At present, the existing age-sets, from the youngest to the oldest, are:

Murle Age-Sets

 

Membership and identification: beads and scarification

Each age-set chooses to identify with certain token animals, based on the qualities of those animals, and relate to the colour of those animals, represented also by the beads they choose.

In rural areas, as mentioned already above, members of age-sets also have similar body scarification patterns. Until Thithi age-set, scarification designs and symbols reflected the animals selected by the age-set (for instance, a gazelle or rooster) but since Bothonnya these have shifted to incorporate symbols of power, modernity and military strength such as ranks, AK-47s, RPGs, pens, watches, among other such symbols, and ultimately reflect young people’s hopes and aspirations.

Roughly since 2005, when the Comprehensive Peace Agreement (CPA) was signed in what then southern Sudan eventually leading to the independence of South Sudan in 2011, the younger Murle age-sets have shifted from exclusively scarifying age-set token animals to concentrating on other symbols of power and modernity, reflecting the fragmentation and militarisation of age-sets.

These new images and motifs range from symbols alluding to wealth and modernity such as wrist-watches and Thuraya satellite phones to hyper-violent and hyper-masculine AK-47s on chests and military ranks on shoulders. Other designs and themes such as pens and boreholes hint at admiration of urban symbols, education and access to basic infrastructure. Others, still, reveal the intense presence of the United Nations and the large international aid presence in the area, with young men engraving the UN accronym and other symbols connected to the UN on their bodies.

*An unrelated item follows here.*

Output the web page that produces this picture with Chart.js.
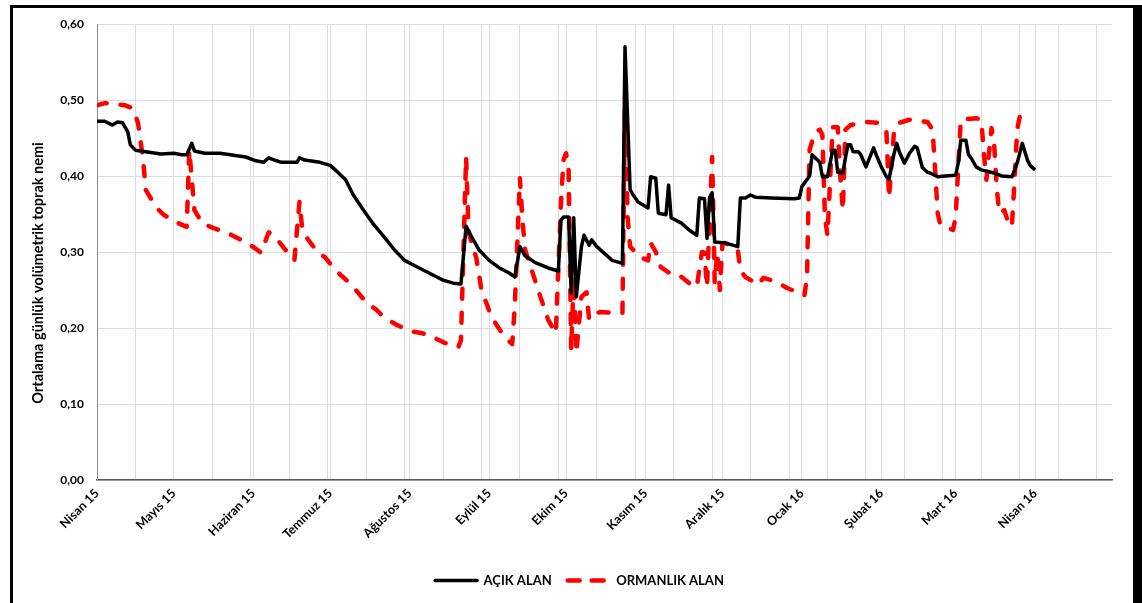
<!DOCTYPE html>
<html>
<head>
<meta charset="utf-8">
<script src="https://cdn.jsdelivr.net/npm/chart.js@4.4.0/dist/chart.umd.min.js"></script>
<style>
  html, body { margin: 0; padding: 0; background: #fff; overflow: hidden; }
  #wrap { position: relative; width: 1142px; height: 603px; }
  #frame {
    position: absolute; left: 10px; top: 5px; right: 0; bottom: -10px;
    border-left: 3px solid #000; border-top: 3px solid #000; border-right: 9px solid #000;
    pointer-events: none;
  }
  canvas { position: absolute; left: 0; top: 0; }
</style>
</head>
<body>
<div id="wrap">
  <canvas id="chart" width="1142" height="603"></canvas>
  <div id="frame"></div>
</div>
<script>
// days counted from 1 Nisan 2015
const monthDays = [0, 30, 61, 91, 122, 153, 183, 214, 244, 275, 306, 335, 366];
const monthLabels = ['Nisan 15', 'Mayıs 15', 'Haziran 15', 'Temmuz 15', 'Ağustos 15', 'Eylül 15',
  'Ekim 15', 'Kasım 15', 'Aralık 15', 'Ocak 16', 'Şubat 16', 'Mart 16', 'Nisan 16'];
const halfMonthDays = [0, 15, 30, 45, 60, 75, 90, 105, 120, 135, 150, 165, 180, 195, 210, 225,
  240, 255, 270, 285, 300, 315, 330, 345, 360, 375, 390];
const yTitle = 'Ortalama günlük volümetrik toprak nemi';

// AÇIK ALAN
const acikDays = [0, 3, 6, 8, 10, 12, 13, 15, 19, 25, 30, 33, 35, 37, 38, 42, 48, 52, 58, 62, 65, 67, 70, 72,
  78, 79, 81, 87, 91, 93, 97, 100, 104, 108, 112, 116, 120, 124, 128, 132, 135, 139, 142, 144, 146, 149,
  153, 157, 161, 163, 164, 165, 167, 171, 176, 180, 181, 182, 184, 185, 186, 187, 189, 190, 192, 193, 195,
  201, 204, 205, 206, 208, 209, 211, 215, 216, 218, 219, 222, 223, 224, 228, 231, 234, 235, 237, 238, 239,
  240, 241, 245, 250, 251, 253, 255, 257, 263, 272, 274, 275, 278, 279, 282, 283, 285, 287, 288, 289, 291,
  292, 293, 294, 295, 297, 298, 300, 303, 304, 306, 308, 309, 311, 312, 313, 315, 317, 319, 320, 322, 324,
  325, 328, 331, 335, 336, 337, 339, 340, 341, 343, 345, 350, 353, 357, 359, 361, 362, 363, 364, 366];
const acikValues = [0.472, 0.472, 0.467, 0.471, 0.470, 0.458, 0.441, 0.434, 0.432, 0.429, 0.430, 0.428,
  0.428, 0.443, 0.433, 0.430, 0.430, 0.428, 0.425, 0.420, 0.418, 0.424, 0.420, 0.418, 0.418, 0.424, 0.421,
  0.418, 0.414, 0.408, 0.395, 0.375, 0.355, 0.336, 0.320, 0.303, 0.289, 0.282, 0.275, 0.268, 0.263, 0.259,
  0.258, 0.334, 0.321, 0.303, 0.289, 0.279, 0.272, 0.267, 0.287, 0.307, 0.295, 0.286, 0.279, 0.275, 0.342,
  0.346, 0.346, 0.246, 0.345, 0.241, 0.307, 0.322, 0.309, 0.316, 0.307, 0.289, 0.286, 0.285, 0.570, 0.382,
  0.376, 0.366, 0.358, 0.399, 0.397, 0.351, 0.349, 0.388, 0.345, 0.338, 0.329, 0.322, 0.371, 0.370, 0.318,
  0.372, 0.378, 0.313, 0.312, 0.307, 0.371, 0.371, 0.375, 0.372, 0.371, 0.370, 0.371, 0.386, 0.400, 0.428,
  0.418, 0.399, 0.399, 0.434, 0.434, 0.405, 0.404, 0.424, 0.441, 0.441, 0.432, 0.432, 0.428, 0.412, 0.437,
  0.428, 0.412, 0.399, 0.396, 0.430, 0.443, 0.432, 0.417, 0.430, 0.439, 0.437, 0.411, 0.405, 0.404, 0.399,
  0.400, 0.401, 0.417, 0.447, 0.447, 0.428, 0.424, 0.412, 0.408, 0.404, 0.400, 0.399, 0.417, 0.443, 0.432,
  0.421, 0.414, 0.408];

// ORMANLIK ALAN
const ormanDays = [0, 3, 11, 14, 16, 18, 19, 23, 26, 31, 35, 36, 38, 41, 45, 51, 55, 60, 64, 67, 70, 73, 77,
  79, 80, 82, 86, 89, 93, 97, 101, 105, 109, 112, 117, 122, 127, 131, 136, 141, 142, 144, 145, 148, 150,
  154, 159, 162, 163, 165, 166, 167, 170, 173, 176, 179, 181, 182, 183, 184, 185, 186, 187, 189, 191, 192,
  196, 201, 205, 206, 207, 208, 212, 215, 216, 218, 220, 224, 227, 231, 234, 236, 237, 238, 239, 240, 241,
  242, 243, 244, 245, 250, 251, 253, 258, 260, 265, 269, 274, 276, 277, 278, 280, 282, 283, 284, 285, 287,
  289, 290, 291, 292, 294, 300, 305, 308, 309, 311, 313, 317, 324, 326, 327, 328, 329, 334, 335, 337, 343,
  345, 346, 347, 348, 349, 350, 351, 352, 354, 356, 357, 358, 359, 360, 362, 363];
const ormanValues = [0.493, 0.496, 0.493, 0.489, 0.470, 0.421, 0.382, 0.359, 0.349, 0.339, 0.333, 0.434,
  0.355, 0.338, 0.332, 0.325, 0.318, 0.309, 0.299, 0.326, 0.318, 0.305, 0.289, 0.366, 0.333, 0.318, 0.300,
  0.293, 0.276, 0.264, 0.250, 0.234, 0.224, 0.214, 0.204, 0.196, 0.193, 0.188, 0.180, 0.175, 0.184, 0.425,
  0.325, 0.292, 0.250, 0.214, 0.188, 0.179, 0.230, 0.397, 0.342, 0.303, 0.272, 0.241, 0.211, 0.193, 0.364,
  0.421, 0.430, 0.408, 0.171, 0.267, 0.167, 0.241, 0.247, 0.211, 0.221, 0.220, 0.220, 0.504, 0.346, 0.307,
  0.293, 0.289, 0.312, 0.300, 0.280, 0.271, 0.270, 0.259, 0.254, 0.300, 0.299, 0.254, 0.346, 0.425, 0.260,
  0.300, 0.250, 0.310, 0.312, 0.303, 0.276, 0.267, 0.257, 0.266, 0.261, 0.253, 0.246, 0.243, 0.267, 0.434,
  0.457, 0.461, 0.454, 0.346, 0.322, 0.464, 0.464, 0.400, 0.355, 0.461, 0.467, 0.471, 0.470, 0.458, 0.371,
  0.461, 0.470, 0.474, 0.471, 0.461, 0.408, 0.351, 0.336, 0.329, 0.346, 0.474, 0.476, 0.474, 0.430, 0.395,
  0.430, 0.463, 0.443, 0.386, 0.351, 0.355, 0.333, 0.338, 0.395, 0.461, 0.478, 0.480, 0.480];

const FONT = 'Lato';

function toPoints(days, values) {
  return days.map((d, i) => ({ x: d, y: values[i] }));
}

const gridDays = Array.from(new Set(halfMonthDays.concat(monthDays))).sort((a, b) => a - b);

const yTitlePlugin = {
  id: 'yTitle',
  afterDraw(chart) {
    const area = chart.chartArea;
    const ctx = chart.ctx;
    ctx.save();
    ctx.translate(area.left - 59, (area.top + area.bottom) / 2 + 21);
    ctx.rotate(-Math.PI / 2);
    ctx.font = 'bold 14.5px ' + FONT;
    ctx.fillStyle = '#000';
    ctx.textAlign = 'center';
    ctx.textBaseline = 'middle';
    ctx.fillText(yTitle, 0, 0);
    ctx.restore();
  }
};

const ctx = document.getElementById('chart').getContext('2d');
new Chart(ctx, {
  type: 'line',
  data: {
    datasets: [
      {
        label: 'AÇIK ALAN',
        data: toPoints(acikDays, acikValues),
        borderColor: '#000000',
        backgroundColor: 'rgba(0,0,0,0)',
        borderWidth: 3.5,
        pointRadius: 0,
        tension: 0,
        borderJoinStyle: 'round'
      },
      {
        label: 'ORMANLIK ALAN',
        data: toPoints(ormanDays, ormanValues),
        borderColor: '#ff0000',
        backgroundColor: 'rgba(0,0,0,0)',
        borderWidth: 4.5,
        borderDash: [10, 14],
        borderCapStyle: 'round',
        pointRadius: 0,
        tension: 0,
        borderJoinStyle: 'round'
      }
    ]
  },
  options: {
    responsive: false,
    animation: false,
    layout: { padding: { left: 47, right: 30, top: 24, bottom: 6 } },
    plugins: {
      legend: {
        position: 'bottom',
        labels: {
          color: '#000',
          font: { family: FONT, size: 13, weight: 'bold' },
          boxWidth: 42,
          boxHeight: 0,
          padding: 16
        }
      },
      tooltip: { enabled: false }
    },
    scales: {
      x: {
        type: 'linear',
        min: 0,
        max: 396,
        afterBuildTicks: (scale) => {
          scale.ticks = gridDays.map(v => ({ value: v }));
        },
        afterFit: (scale) => { scale.height = 78; },
        ticks: {
          autoSkip: false,
          minRotation: 45,
          maxRotation: 45,
          padding: 6,
          color: '#000',
          font: { family: FONT, size: 12.5, weight: 'bold' },
          callback: (value) => {
            const i = monthDays.indexOf(value);
            return i >= 0 ? monthLabels[i] : '';
          }
        },
        grid: { color: '#dcdcdc', lineWidth: 1, drawTicks: false },
        border: { display: true, color: '#595959', width: 1.5 }
      },
      y: {
        min: 0,
        max: 0.6,
        afterFit: (scale) => { scale.width = 50; },
        ticks: {
          stepSize: 0.1,
          padding: 13,
          color: '#000',
          font: { family: FONT, size: 12, weight: 'bold' },
          callback: (value) => value.toFixed(2).replace('.', ',')
        },
        grid: { color: '#dcdcdc', lineWidth: 1, drawTicks: false },
        border: { display: true, color: '#8c8c8c', width: 1 }
      }
    }
  },
  plugins: [yTitlePlugin]
});
</script>
</body>
</html>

Body scarification practices are a powerful way through which young people identify and communicate internally and reflect changing political circumstances and inter-generational relations.

Murle People

(1) Scarification of AK-47s, Lanngo age-set. Kong-Kong River, May 2015. Photo by Diana Felix da Costa
(2) Man’s back with a borehole, Kurenen age-set. Manyumen payam in Pibor, September 2019. Photo by Diana Felix da Costa

 

Culture: Arts, Music, Literature and Handicraft

The Murle have evolved a culture centred round cattle and which is expressed in songs, poetry, folklore and dance. They adorn their bodies with all kinds of scars and drawings of different animals and birds while wearing different types of beads. Murle literature is invariably oral.

 

Neighbours and Foreign Relations

The Murle neighbours are Nuer and Dinka, whom they call collectively (jong koth); the Anyuak, whom the call (Nyoro) and the Toposa, and Jie they call (kum). The relationship with their neighbours is by no means cordial due to their cattle raiding practices.

 

Latest Developments

The Murle are least affected by modernity because of deliberate neglect, marginalisation and political exclusion. The exception was the recruitment of young men to fight alongside the government army. The civil war divided the Murle between SPLM and GoS administrations.